The privatization of building inspections and other duties of DOB represents a threat to public safety. Lapses in judgement or bad decisions can occur in design as in any other field. Limiting inspections by DOB, even in work that does not affect egress or occupancy, can put members of the public in serious physical danger. Final inspections provide another set of eyes to examine work. Without these, some mistakes may not be caught, threatening the safety of building users.
Removing the option of having final inspections performed by DOB inspectors is also an equity issue. Final inspections protect rent-regulated tenants from abuses by owners, especially in cases where work is self-certified. Furthermore, the firms most heavily affected by this bulletin tend to be smaller firms who can face pressure from owners to both act as the architect of record and perform the final inspection on the same work. This creates a liability concern, falling hardest on those firms who can least afford these risks.
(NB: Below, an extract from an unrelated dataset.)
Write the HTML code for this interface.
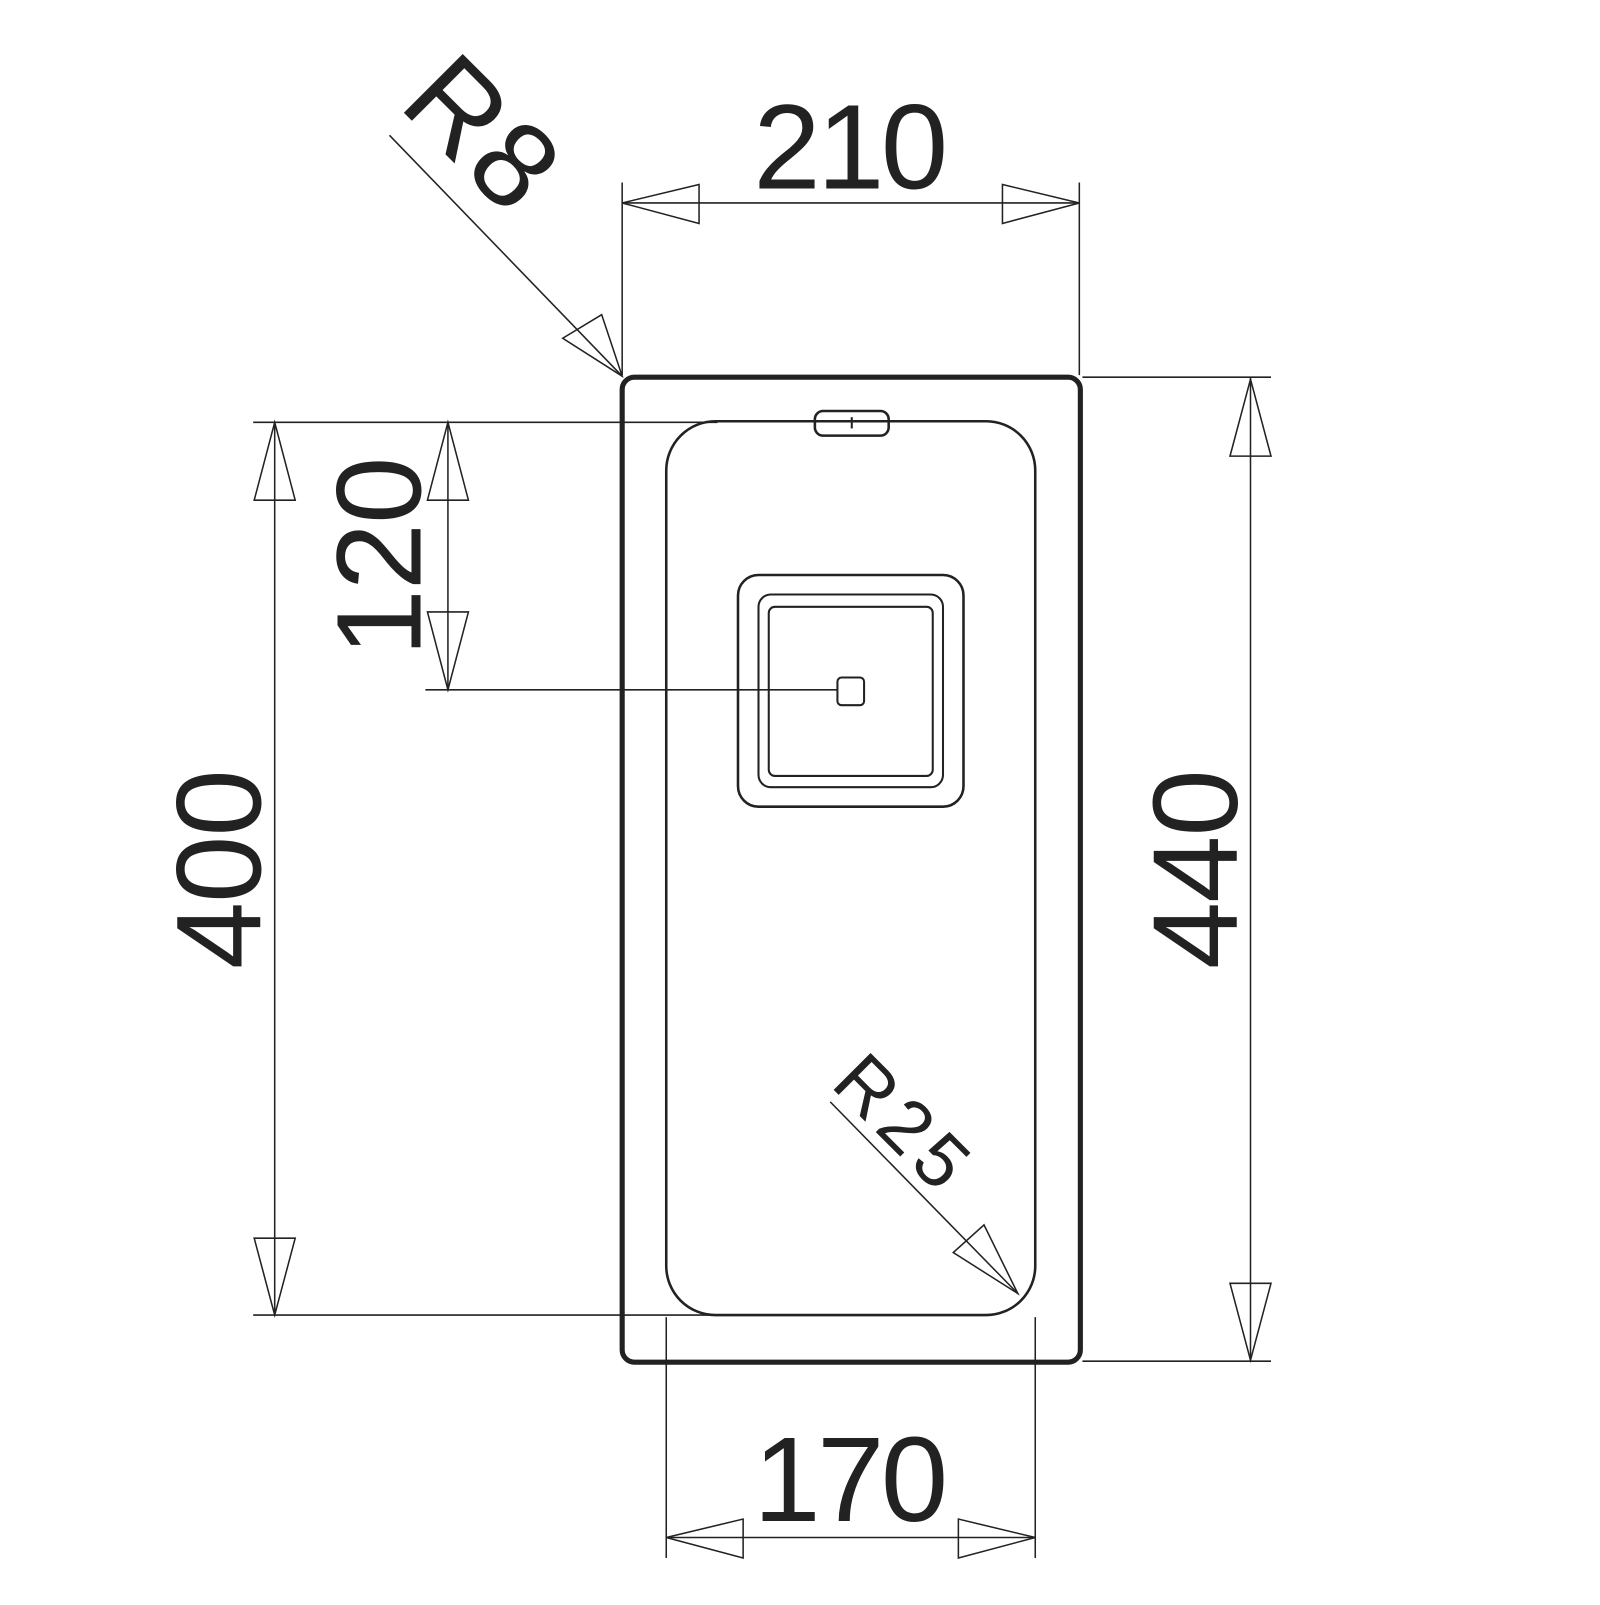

The Directive 14 of 1975 (D14) program, which this bulletin would make mandatory for a significant amount of work, was instituted at a very different time for New York City. In 1975, the City was on the brink of bankruptcy, forcing essential services like building inspections to be cut. Today, the City is in far better financial shape. When essential services are cut, the most vulnerable, such as rent-regulated tenants, are more likely to suffer.
We hope that the new DOB Commissioner, whoever that may be, will rescind the bulletin. AIANY understands the budgetary concerns within DOB, and the desire to expedite processes. However, when privatization sacrifices safety and equity, we will oppose it.